===== Available data

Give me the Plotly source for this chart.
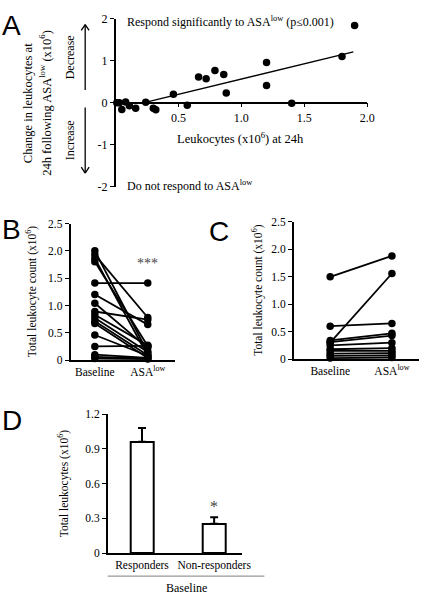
import plotly.graph_objects as go

W, H = 432, 604
SERIF = "Liberation Serif"
SANS = "Liberation Sans"

# ---------------- Data ----------------
# Panel A: leukocytes at 24h vs change following ASA-low
a_x = [0.01, 0.03, 0.05, 0.08, 0.11, 0.16, 0.24, 0.30, 0.32, 0.46, 0.57,
       0.66, 0.72, 0.79, 0.86, 0.88, 1.20, 1.20, 1.40, 1.80, 1.90]
a_y = [0.00, 0.00, -0.16, 0.02, -0.07, -0.13, 0.01, -0.13, -0.17, 0.20, -0.06,
       0.61, 0.57, 0.77, 0.67, 0.23, 0.96, 0.41, -0.01, 1.10, 1.84]
fit_slope, fit_intercept = 0.726, -0.162
fit_x = [0.22, 1.89]

# Panel B: responders, baseline -> ASA-low
b_categories = ["Baseline", "ASA<sup>low</sup>"]
b_baseline = [2.00, 1.93, 1.86, 1.80, 1.41, 1.20, 1.04, 0.89, 0.83, 0.77, 0.71,
              0.67, 0.46, 0.25, 0.10, 0.06, 0.03]
b_asa = [0.14, 0.78, 0.08, 0.26, 1.41, 0.65, 0.22, 0.74, 0.27, 0.15, 0.09,
         0.04, 0.08, 0.26, 0.04, 0.03, 0.02]

# Panel C: non-responders, baseline -> ASA-low
c_baseline = [1.50, 0.60, 0.30, 0.34, 0.31, 0.25, 0.18, 0.15, 0.10, 0.06, 0.02]
c_asa = [1.88, 0.65, 1.56, 0.47, 0.43, 0.30, 0.20, 0.15, 0.11, 0.07, 0.03]

# Panel D: baseline totals
d_categories = ["Responders", "Non-responders"]
d_values = [0.96, 0.253]
d_errors = [0.12, 0.057]

yticks_bc = [0, 0.5, 1.0, 1.5, 2.0, 2.5]
yticktext_bc = ["0", "0.5", "1.0", "1.5", "2.0", "2.5"]
yticks_d = [0, 0.3, 0.6, 0.9, 1.2]
yticktext_d = ["0", "0.3", "0.6", "0.9", "1.2"]


def px(x):
    return x / W


def py(y):
    return 1 - y / H


fig = go.Figure()

# ---- Panel A ----
fig.add_trace(go.Scatter(
    x=fit_x, y=[fit_slope * v + fit_intercept for v in fit_x],
    mode="lines", line=dict(color="black", width=1.3),
    xaxis="x", yaxis="y", showlegend=False, hoverinfo="skip"))
fig.add_trace(go.Scatter(
    x=a_x, y=a_y, mode="markers",
    marker=dict(color="black", size=7.5),
    xaxis="x", yaxis="y", showlegend=False, cliponaxis=False))

# ---- Panel B ----
for b0, b1 in zip(b_baseline, b_asa):
    fig.add_trace(go.Scatter(
        x=[0, 1], y=[b0, b1], mode="lines+markers",
        line=dict(color="black", width=1.8),
        marker=dict(color="black", size=7.5),
        xaxis="x2", yaxis="y2", showlegend=False, cliponaxis=False))

# ---- Panel C ----
for c0, c1 in zip(c_baseline, c_asa):
    fig.add_trace(go.Scatter(
        x=[0, 1], y=[c0, c1], mode="lines+markers",
        line=dict(color="black", width=1.8),
        marker=dict(color="black", size=7.5),
        xaxis="x3", yaxis="y3", showlegend=False, cliponaxis=False))

# ---- Panel D ----
fig.add_trace(go.Bar(
    x=[0, 1], y=d_values, width=0.32,
    marker=dict(color="white", line=dict(color="black", width=2)),
    error_y=dict(type="data", array=d_errors, arrayminus=[0, 0], symmetric=False,
                 color="black", thickness=2, width=4),
    xaxis="x4", yaxis="y4", showlegend=False))


def axis(size=12, **kw):
    d = dict(showgrid=False, zeroline=False, showline=True,
             linecolor="black", linewidth=1.5,
             tickfont=dict(family=SERIF, size=size, color="black"))
    d.update(kw)
    return d


fig.update_layout(
    width=W, height=H,
    margin=dict(l=0, r=0, t=0, b=0),
    paper_bgcolor="white", plot_bgcolor="rgba(0,0,0,0)",
    font=dict(family=SERIF, color="black"),
    bargap=0,
    xaxis=axis(12, domain=[px(118), px(375)], range=[0, 2], anchor="free",
               position=py(98), tickvals=[0.5, 1.0, 1.5, 2.0],
               ticktext=["0.5", "1.0", "1.5", "2.0"],
               ticks="outside", ticklen=4, tickcolor="black"),
    yaxis=axis(12, domain=[py(184), py(12)], range=[-2, 2], anchor="x",
               tickvals=[-2, -1, 0, 1, 2], ticktext=["-2", "-1", "0", "1", "2"],
               ticks="outside", ticklen=4, tickcolor="black"),
    xaxis2=axis(11.5, domain=[px(72), px(179)], range=[-0.46, 1.52], anchor="y2",
                tickvals=[0, 1], ticktext=b_categories, ticks=""),
    yaxis2=axis(11.5, domain=[py(361.5), py(221.7)], range=[0, 2.5], anchor="x2",
                tickvals=yticks_bc, ticktext=yticktext_bc,
                ticks="outside", ticklen=4, tickcolor="black"),
    xaxis3=axis(11.5, domain=[px(300), px(428)], range=[-0.59, 1.44], anchor="y3",
                tickvals=[0, 1], ticktext=b_categories, ticks=""),
    yaxis3=axis(11.5, domain=[py(360.5), py(220)], range=[0, 2.5], anchor="x3",
                tickvals=yticks_bc, ticktext=yticktext_bc,
                ticks="outside", ticklen=4, tickcolor="black"),
    xaxis4=axis(11.5, domain=[px(110), px(246.7)], range=[-0.475, 1.38], anchor="y4",
                tickvals=[0, 1], ticktext=d_categories, ticks=""),
    yaxis4=axis(11.5, domain=[py(559), py(416.7)], range=[0, 1.2], anchor="x4",
                tickvals=yticks_d, ticktext=yticktext_d,
                ticks="outside", ticklen=4, tickcolor="black"),
)

ann = []


def text(x, y, s, size=12, angle=0, family=SERIF, xanchor="center", color="black"):
    ann.append(dict(x=px(x), y=py(y), xref="paper", yref="paper", text=s,
                    showarrow=False, textangle=angle, xanchor=xanchor,
                    yanchor="middle", font=dict(family=family, size=size, color=color)))


# panel letters
text(12, 19, "A", size=28, family=SANS)
text(12, 228, "B", size=28, family=SANS)
text(224, 230, "C", size=28, family=SANS)
text(12, 423, "D", size=28, family=SANS)

# Panel A text
text(128, 15, "Respond significantly to ASA<sup>low</sup> (p≤0.001)", size=12, xanchor="left")
text(128, 183, "Do not respond to ASA<sup>low</sup>", size=12, xanchor="left")
text(246, 134, "Leukocytes (x10<sup>6</sup>) at 24h", size=12.5)
text(28, 98, "Change in leukocytes at", size=12.5, angle=-90)
text(46, 98, "24h following ASA<sup>low</sup> (x10<sup>6</sup>)", size=12.5, angle=-90)
text(71, 52, "Decrease", size=12, angle=-90)
text(71, 137, "Increase", size=12, angle=-90)

# Panel B/C/D axis titles
text(33, 291.6, "Total leukocyte count (x10<sup>6</sup>)", size=11.5, angle=-90)
text(263, 290, "Total leukocyte count (x10<sup>6</sup>)", size=11.5, angle=-90)
text(65, 488, "Total leukocytes (x10<sup>6</sup>)", size=11.5, angle=-90)
text(190, 595, "Baseline", size=12)

# significance stars
ann.append(dict(x=1, y=1.76, xref="x2", yref="y2", text="***", showarrow=False,
                font=dict(family=SERIF, size=14, color="#444")))
ann.append(dict(x=1, y=0.40, xref="x4", yref="y4", text="*", showarrow=False,
                font=dict(family=SERIF, size=16, color="#444")))

fig.update_layout(annotations=ann)

# arrows and grey underline (decorations)
shapes = []


def line(x0, y0, x1, y1, color="black", width=1.3):
    shapes.append(dict(type="line", xref="paper", yref="paper",
                       x0=px(x0), y0=py(y0), x1=px(x1), y1=py(y1),
                       line=dict(color=color, width=width)))


line(87, 18, 87, 85)
line(83, 24, 87, 18)
line(91, 24, 87, 18)
line(87, 103, 87, 170)
line(83, 164, 87, 170)
line(91, 164, 87, 170)
line(110, 582.7, 270, 582.7, color="#999", width=1.2)
fig.update_layout(shapes=shapes)

fig.write_html("out.html",
               config={"displayModeBar": False},
               post_script="document.body.style.margin='0';"
                           "document.body.style.overflow='hidden';")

==========

Restate each line from the start of the listing through the line bearing "fig = go.Figure()" word for word. Drop the pictures.

**Reply:**
Give me the Plotly source for this chart.
import plotly.graph_objects as go

W, H = 432, 604
SERIF = "Liberation Serif"
SANS = "Liberation Sans"

# ---------------- Data ----------------
# Panel A: leukocytes at 24h vs change following ASA-low
a_x = [0.01, 0.03, 0.05, 0.08, 0.11, 0.16, 0.24, 0.30, 0.32, 0.46, 0.57,
       0.66, 0.72, 0.79, 0.86, 0.88, 1.20, 1.20, 1.40, 1.80, 1.90]
a_y = [0.00, 0.00, -0.16, 0.02, -0.07, -0.13, 0.01, -0.13, -0.17, 0.20, -0.06,
       0.61, 0.57, 0.77, 0.67, 0.23, 0.96, 0.41, -0.01, 1.10, 1.84]
fit_slope, fit_intercept = 0.726, -0.162
fit_x = [0.22, 1.89]

# Panel B: responders, baseline -> ASA-low
b_categories = ["Baseline", "ASA<sup>low</sup>"]
b_baseline = [2.00, 1.93, 1.86, 1.80, 1.41, 1.20, 1.04, 0.89, 0.83, 0.77, 0.71,
              0.67, 0.46, 0.25, 0.10, 0.06, 0.03]
b_asa = [0.14, 0.78, 0.08, 0.26, 1.41, 0.65, 0.22, 0.74, 0.27, 0.15, 0.09,
         0.04, 0.08, 0.26, 0.04, 0.03, 0.02]

# Panel C: non-responders, baseline -> ASA-low
c_baseline = [1.50, 0.60, 0.30, 0.34, 0.31, 0.25, 0.18, 0.15, 0.10, 0.06, 0.02]
c_asa = [1.88, 0.65, 1.56, 0.47, 0.43, 0.30, 0.20, 0.15, 0.11, 0.07, 0.03]

# Panel D: baseline totals
d_categories = ["Responders", "Non-responders"]
d_values = [0.96, 0.253]
d_errors = [0.12, 0.057]

yticks_bc = [0, 0.5, 1.0, 1.5, 2.0, 2.5]
yticktext_bc = ["0", "0.5", "1.0", "1.5", "2.0", "2.5"]
yticks_d = [0, 0.3, 0.6, 0.9, 1.2]
yticktext_d = ["0", "0.3", "0.6", "0.9", "1.2"]


def px(x):
    return x / W


def py(y):
    return 1 - y / H


fig = go.Figure()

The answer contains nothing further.